At the end of June, the Supreme Court announced a landmark decision that legalized same-sex marriage in all 50 states. While it opens up the door to some key legal and financial advantages for gay couples who are legally married, there are also some pitfalls to be aware of. Today I’m looking at how couples stand to benefit from the ruling as well as how it could potentially hurt their finances.
If you haven’t kept up with the news, here’s a quick rundown of what’s going on. In the case of Obergefell v. Hodges, the Supreme Court ruled that all Americans have a constitutional right to get married, regardless of the sex of either spouse.
The ruling was an extension of the court’s previous decision to strike down the Defense of Marriage Act. Going forward, all 50 states are required to recognize and allow same-sex marriage and state governments are prevented from issuing bans against it.
The ruling doesn’t, however, change existing guidelines for domestic partnerships or civil unions.
Win: Retirement benefits
The court’s ruling is set to positively affect same-sex couples who are legally wed in a few different ways, starting with retirement. From now on, all married couples will be able to take advantage of spousal benefits through the Social Security program, which is a plus if one person works and the other doesn’t.
Couples are also eligible to claim survivor benefits if a spouse dies, as long as the marriage has lasted at least nine months. According to a study published last year, that can add up to an additional $250,000 in lifetime benefits for couples who decide to get hitched.

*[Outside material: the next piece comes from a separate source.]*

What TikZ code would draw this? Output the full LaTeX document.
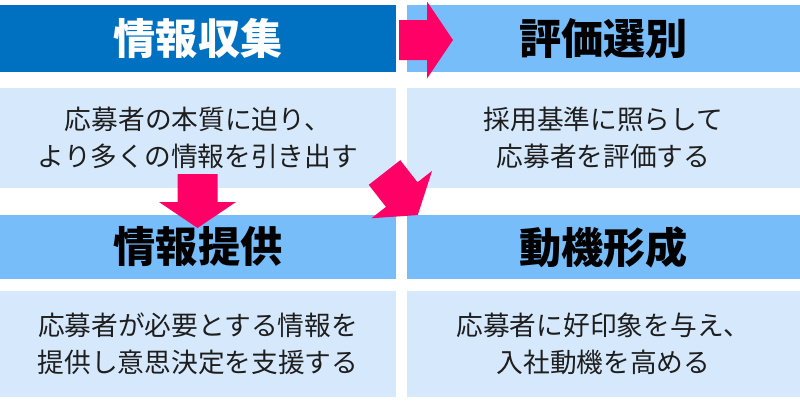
\documentclass[tikz,border=0pt]{standalone}
\usepackage{fontspec}
\setmainfont{Noto Sans CJK JP}
\usepackage{tikz}
\usetikzlibrary{positioning}
\definecolor{spDark}{RGB}{0,112,192}
\definecolor{spHead}{RGB}{118,189,250}
\definecolor{spBody}{RGB}{214,233,252}
\definecolor{spPink}{RGB}{255,0,102}
\definecolor{spText}{RGB}{30,30,30}
\tikzset{
  spTitle/.style={fill=#1, inner sep=0pt, minimum width=9.9cm,
                  minimum height=1.675cm, align=center,
                  font=\fontsize{30}{36}\selectfont\bfseries},
  spTitleLow/.style={spTitle=#1, minimum height=1.6cm},
  spText/.style={fill=spBody, inner sep=0pt, minimum width=9.9cm,
                 minimum height=2.5cm, align=center, text=spText,
                 font=\fontsize{19}{26.3}\selectfont},
  spTextLow/.style={spText, minimum height=2.65cm},
  pics/spArrow/.style={code={
    \fill[spPink] (0,-20) -- (28,-20) -- (28,-38.5) -- (54,0)
      -- (28,38.5) -- (28,20) -- (0,20) -- cycle;}}
}

\begin{document}
\begin{tikzpicture}[x=0.025cm,y=-0.025cm]
  \useasboundingbox (0,0) rectangle (800,402);
  % header row
  \node[spTitle=spDark, text=white] (collect) at (198,38.5) {情報収集};
  \node[spTitle=spHead, minimum width=9.825cm] (select) at (603.5,38.5) {評価選別};
  \node[spText] (collectTxt) at (198,138)
        {応募者の本質に迫り、\\より多くの情報を引き出す};
  \node[spText, minimum width=9.825cm] (selectTxt) at (603.5,138)
        {採用基準に照らして\\応募者を評価する};
  % lower row
  \node[spTitleLow=spHead] (inform) at (198,247) {情報提供};
  \node[spTitleLow=spHead, minimum width=9.825cm] (motive) at (603.5,247) {動機形成};
  \node[spTextLow] (informTxt) at (198,344)
        {応募者が必要とする情報を\\提供し意思決定を支援する};
  \node[spTextLow, minimum width=9.825cm] (motiveTxt) at (603.5,344)
        {応募者に好印象を与え、\\入社動機を高める};

  \pic at (399,40) {spArrow};
  \pic[rotate=-90] at (197.5,174) {spArrow};
  \pic[rotate=-52] at (384.5,172.5) {spArrow};
\end{tikzpicture}
\end{document}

Survivorship benefits will also be extended for married same-sex couples who have savings in a pension or another retirement plan. Surviving spouses will be able to roll an inherited IRA into their own account without getting stuck with a tax penalty.
Tip: If you’re actively building your nest egg as a couple, you’ll now be able to establish and fund a spousal IRA for your nonworking spouse.
Win: Estate planning benefits
Same-sex couples also win when it comes to estate planning. Now, married couples will be able to name one another as beneficiaries in a will or trust and administer the estate when one spouse dies.
An even bigger advantage is that federal estate tax laws now apply to married gay couples, which means they can transfer property to one another without having to pay gift tax. Couples can double up on the $14,000 annual gift tax exclusion limit and both spouses are also able to claim the $5 million estate tax exemption.
While there are plenty of upsides to the court’s decision, it’s not all positive. Instead of having to file separate returns, married gay couples will be able to file a joint return. While that can simplify things at tax time, it also opens the door for the so-called marriage penalty. This means that they may end up paying more in taxes as a couple than if they were to file individual returns.
Did you know: If you’re both high income earners, combining your return can negatively affect you in a couple of ways.
First, it can push you into a higher tax bracket, which means you could potentially face a bigger tax bill. Second, it can push you out of eligibility range for certain tax breaks, such as the mortgage interest deduction or a write-off for traditional IRA contributions. Since deductions reduce your taxable income, losing out on them can cost you big.
Lose: Health insurance coverage
Same-sex couples may also face obstacles in terms of health insurance coverage if they decide not to pursue a legal marriage. Less than half of employers who offer health insurance benefits extend them to domestic partners.
With gay marriage now legal everywhere, it’s likely that some of those employers may decide to adjust their coverage policies to only include same-sex couples who have actually tied the knot.
Financial checklist for same-sex couples
If the court’s ruling has prompted you and your significant other to put marriage on the agenda or your marriage is now being recognized as legal for the first time, now’s a good time to revisit your financial plan.
The following financial issues should be on your radar:
Even though tax season is still months away, you should be running the numbers to see how filing a joint return next year could increase or decrease your tax liability. If you think your filing status is going to change, you’ll want to revisit your tax withholding to make sure you’re not having too much or too little taken out of your paycheck.
2. Update beneficiary information
You may need to update your beneficiary information on your 401(k) or other retirement plans, as well as your life insurance policies if you’re planning on getting married.
3. Survivorship rights
If you have a joint bank account, you’ll need to check the laws in your state to see if your spouse will automatically be granted survivorship rights if something happens to you. 4. Set up a will or living trust
If you don’t have a will or a living trust set up, you don’t want to put off having one or both drawn up. Addressing these issues sooner rather than later is the best way to protect your spouse in case something happens to you down the line.